Wednesday, December 25, 2024

Merry Christmas

National Review Online

Wednesday, December 25, 2024

 

Christmas can be complicated for Americans. In our long history, there has been many a Christmastide that our people have spent in utter crisis. Indeed, a soldier under Washington who crossed the icy Delaware on Christmas Day, or the battered armies that stilled stared at each other across the Rappahannock after the slaughter at Marye’s Heights in 1862, or the Marines who spent Christmas on Guadalcanal in 1942, or the 101st Airborne — surrounded at Bastogne at Christmas 1944 — or the men who spent Christmas in Fallujah at the close of Operation Phantom Fury in 2004, would have remembered those Christmases as a kind of living hell were it not for their comradeship and devotion to each other.

 

Even today, in a time of relative peace and prosperity, Christmas has been so commercialized and corrupted that it’s easy enough to mistake the allure of the tinsel and lights, the draw of the Amazon package and the Spider-Man action figure, for the true meaning of Christmas Day.

 

To all that, we say, “Nuts.”

 

As the angel of the Lord spoke out to the shepherds at Bethlehem, “Fear not: for, behold, I bring you good tidings of great joy, which shall be to all people.”

 

For unto you is born this day in the city of David a Saviour, which is Christ the Lord.

 

And this shall be a sign unto you; Ye shall find the babe wrapped in swaddling clothes, lying in a manger.

 

And suddenly there was with the angel a multitude of the heavenly host praising God, and saying,

 

Glory to God in the highest, and on earth peace, good will toward men.

 

“Fear not” is good counsel — no matter the age or moment, and no matter one’s creed or doctrines.

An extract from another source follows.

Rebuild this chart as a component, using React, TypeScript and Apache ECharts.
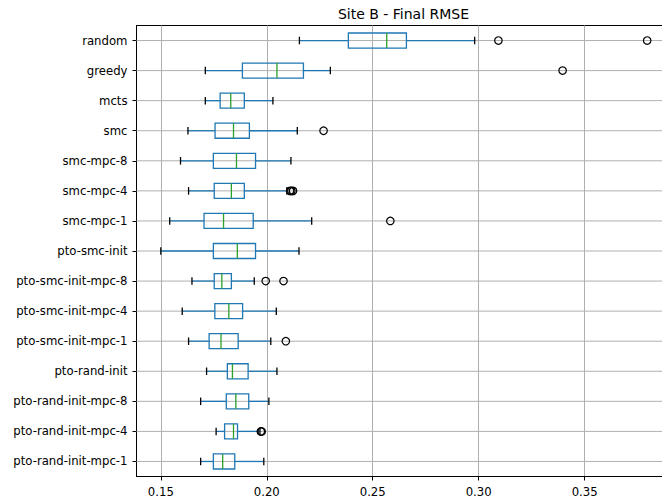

And Christmas is a time that Americans of all faiths, or none, may devote to sharing the deeper truths about the good things in life and the brotherhood of man: family and friends around the warmth of the dinner table, giving above getting, kindness toward strangers, help for the downtrodden. We must do it all now, while we still have the chance. As the poet Robert Burns well knew, Christmas, and the twilight days of each year, is a time for rejoicing in the possibilities of fellowship but also for a kind of sadness in the memories of the loved and lost.

 

Should auld acquaintance be forgot,

 

and never brought to mind?

 

Should auld acquaintance be forgot,

 

and auld lang syne?

 

No, they shouldn’t, Mr. Burns. Not this year.

 

Merry Christmas to you all, and to your families and friends.